** AIM OF THE TASK **
Write out only the lines from the start of the entries up to and including the line with "import seaborn as sns"; please skip the pictures.
[Start RECORDS SUPPLIED]
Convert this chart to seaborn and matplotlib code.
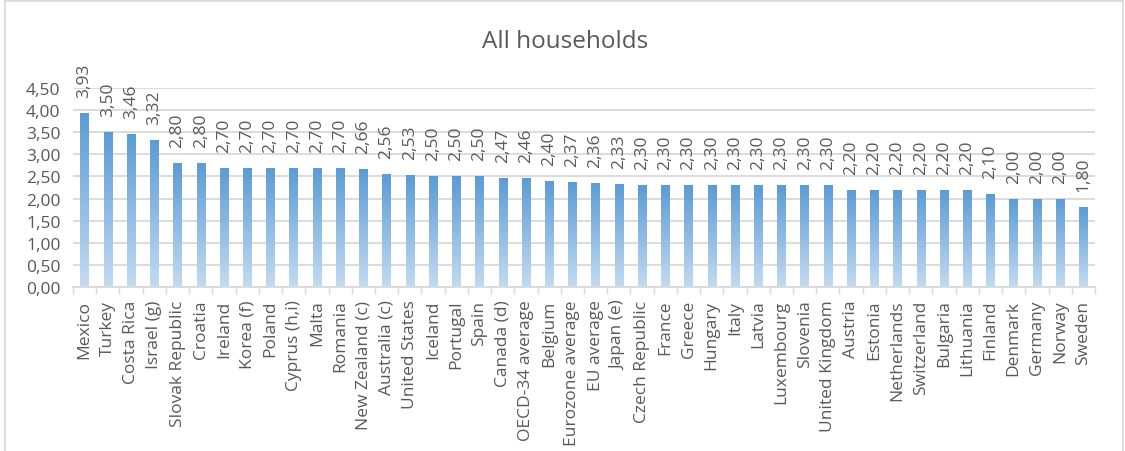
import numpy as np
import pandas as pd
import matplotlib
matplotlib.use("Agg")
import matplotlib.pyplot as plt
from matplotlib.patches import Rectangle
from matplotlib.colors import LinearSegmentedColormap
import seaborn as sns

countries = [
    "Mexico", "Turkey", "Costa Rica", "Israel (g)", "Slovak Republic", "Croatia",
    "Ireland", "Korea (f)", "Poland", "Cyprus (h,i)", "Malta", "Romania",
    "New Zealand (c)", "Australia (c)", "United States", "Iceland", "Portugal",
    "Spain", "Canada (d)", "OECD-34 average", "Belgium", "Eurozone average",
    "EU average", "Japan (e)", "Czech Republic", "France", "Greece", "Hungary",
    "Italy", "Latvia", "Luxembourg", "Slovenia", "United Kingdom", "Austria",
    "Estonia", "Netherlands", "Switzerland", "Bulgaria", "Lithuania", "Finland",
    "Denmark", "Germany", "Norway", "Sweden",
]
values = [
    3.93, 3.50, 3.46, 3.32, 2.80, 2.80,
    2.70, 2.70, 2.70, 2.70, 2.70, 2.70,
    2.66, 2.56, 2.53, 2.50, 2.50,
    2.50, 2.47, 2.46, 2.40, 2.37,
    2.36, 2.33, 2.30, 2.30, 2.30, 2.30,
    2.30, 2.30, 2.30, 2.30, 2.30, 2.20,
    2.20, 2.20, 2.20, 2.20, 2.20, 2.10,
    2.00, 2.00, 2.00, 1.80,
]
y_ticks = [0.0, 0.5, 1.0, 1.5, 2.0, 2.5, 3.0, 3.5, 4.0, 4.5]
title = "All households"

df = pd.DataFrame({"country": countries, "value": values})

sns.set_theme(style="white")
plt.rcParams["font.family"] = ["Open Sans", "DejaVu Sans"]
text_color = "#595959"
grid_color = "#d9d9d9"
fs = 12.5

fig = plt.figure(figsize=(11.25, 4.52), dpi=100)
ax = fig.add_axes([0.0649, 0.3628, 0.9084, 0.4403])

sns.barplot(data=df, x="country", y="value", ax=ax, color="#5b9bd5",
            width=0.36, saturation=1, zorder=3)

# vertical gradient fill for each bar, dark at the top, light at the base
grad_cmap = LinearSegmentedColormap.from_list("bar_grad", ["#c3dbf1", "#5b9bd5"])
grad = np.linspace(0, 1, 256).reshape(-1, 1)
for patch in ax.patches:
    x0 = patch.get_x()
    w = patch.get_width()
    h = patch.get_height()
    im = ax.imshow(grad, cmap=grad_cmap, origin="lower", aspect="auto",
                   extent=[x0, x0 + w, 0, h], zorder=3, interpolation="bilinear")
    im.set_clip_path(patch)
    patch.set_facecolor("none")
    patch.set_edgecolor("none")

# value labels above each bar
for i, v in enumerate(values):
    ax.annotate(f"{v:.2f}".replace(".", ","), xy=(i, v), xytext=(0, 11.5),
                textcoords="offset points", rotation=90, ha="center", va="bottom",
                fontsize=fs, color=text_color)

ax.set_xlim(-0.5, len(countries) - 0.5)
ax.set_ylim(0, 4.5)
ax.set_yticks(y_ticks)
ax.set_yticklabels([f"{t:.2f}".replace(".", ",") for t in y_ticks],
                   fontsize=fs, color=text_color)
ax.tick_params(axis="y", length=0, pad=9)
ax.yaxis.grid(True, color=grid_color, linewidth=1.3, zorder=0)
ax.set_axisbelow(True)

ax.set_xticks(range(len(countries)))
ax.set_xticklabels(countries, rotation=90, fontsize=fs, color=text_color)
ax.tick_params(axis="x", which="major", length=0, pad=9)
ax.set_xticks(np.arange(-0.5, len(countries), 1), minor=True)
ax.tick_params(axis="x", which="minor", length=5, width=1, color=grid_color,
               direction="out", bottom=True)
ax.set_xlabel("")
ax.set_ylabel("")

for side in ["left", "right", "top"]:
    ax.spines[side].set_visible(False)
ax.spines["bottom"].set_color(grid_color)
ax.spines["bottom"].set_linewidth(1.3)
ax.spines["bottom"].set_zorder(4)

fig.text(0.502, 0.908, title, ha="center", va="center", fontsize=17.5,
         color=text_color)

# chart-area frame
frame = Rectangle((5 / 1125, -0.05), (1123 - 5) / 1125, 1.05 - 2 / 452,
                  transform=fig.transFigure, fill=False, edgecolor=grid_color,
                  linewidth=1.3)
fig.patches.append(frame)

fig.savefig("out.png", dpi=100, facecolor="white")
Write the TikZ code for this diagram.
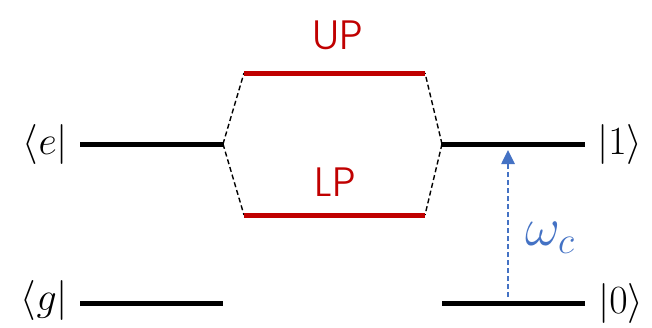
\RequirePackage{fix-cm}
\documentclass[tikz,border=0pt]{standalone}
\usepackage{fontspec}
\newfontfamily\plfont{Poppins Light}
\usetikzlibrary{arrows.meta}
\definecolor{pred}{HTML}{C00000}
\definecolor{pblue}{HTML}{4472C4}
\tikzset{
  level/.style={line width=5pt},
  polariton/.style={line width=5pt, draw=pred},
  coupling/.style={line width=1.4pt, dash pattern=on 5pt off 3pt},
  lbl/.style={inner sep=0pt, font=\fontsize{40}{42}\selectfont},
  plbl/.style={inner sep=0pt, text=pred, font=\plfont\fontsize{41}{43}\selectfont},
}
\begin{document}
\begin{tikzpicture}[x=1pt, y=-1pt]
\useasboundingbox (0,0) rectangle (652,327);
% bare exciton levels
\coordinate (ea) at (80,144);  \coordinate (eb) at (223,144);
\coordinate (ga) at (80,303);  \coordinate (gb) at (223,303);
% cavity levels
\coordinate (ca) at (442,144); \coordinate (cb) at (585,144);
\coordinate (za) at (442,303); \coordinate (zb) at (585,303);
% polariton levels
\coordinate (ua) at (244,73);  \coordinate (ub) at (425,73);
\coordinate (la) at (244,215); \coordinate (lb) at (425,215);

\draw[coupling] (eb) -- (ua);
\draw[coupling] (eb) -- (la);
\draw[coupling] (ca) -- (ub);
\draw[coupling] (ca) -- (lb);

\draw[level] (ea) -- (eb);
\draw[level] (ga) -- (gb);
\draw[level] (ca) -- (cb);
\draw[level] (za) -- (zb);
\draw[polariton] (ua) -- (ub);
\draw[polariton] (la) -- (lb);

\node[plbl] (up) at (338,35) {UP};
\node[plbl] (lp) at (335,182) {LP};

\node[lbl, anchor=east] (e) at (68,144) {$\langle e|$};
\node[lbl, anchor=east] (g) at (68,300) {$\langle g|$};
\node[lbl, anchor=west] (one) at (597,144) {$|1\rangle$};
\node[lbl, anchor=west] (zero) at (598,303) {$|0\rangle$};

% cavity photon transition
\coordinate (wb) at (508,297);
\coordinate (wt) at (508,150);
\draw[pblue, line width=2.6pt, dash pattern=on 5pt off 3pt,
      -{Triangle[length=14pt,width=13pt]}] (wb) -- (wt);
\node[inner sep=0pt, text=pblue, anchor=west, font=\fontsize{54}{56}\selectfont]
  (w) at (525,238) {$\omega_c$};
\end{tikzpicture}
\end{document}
[End RECORDS SUPPLIED]
** FINISHED ANSWER **
Convert this chart to seaborn and matplotlib code.
import numpy as np
import pandas as pd
import matplotlib
matplotlib.use("Agg")
import matplotlib.pyplot as plt
from matplotlib.patches import Rectangle
from matplotlib.colors import LinearSegmentedColormap
import seaborn as sns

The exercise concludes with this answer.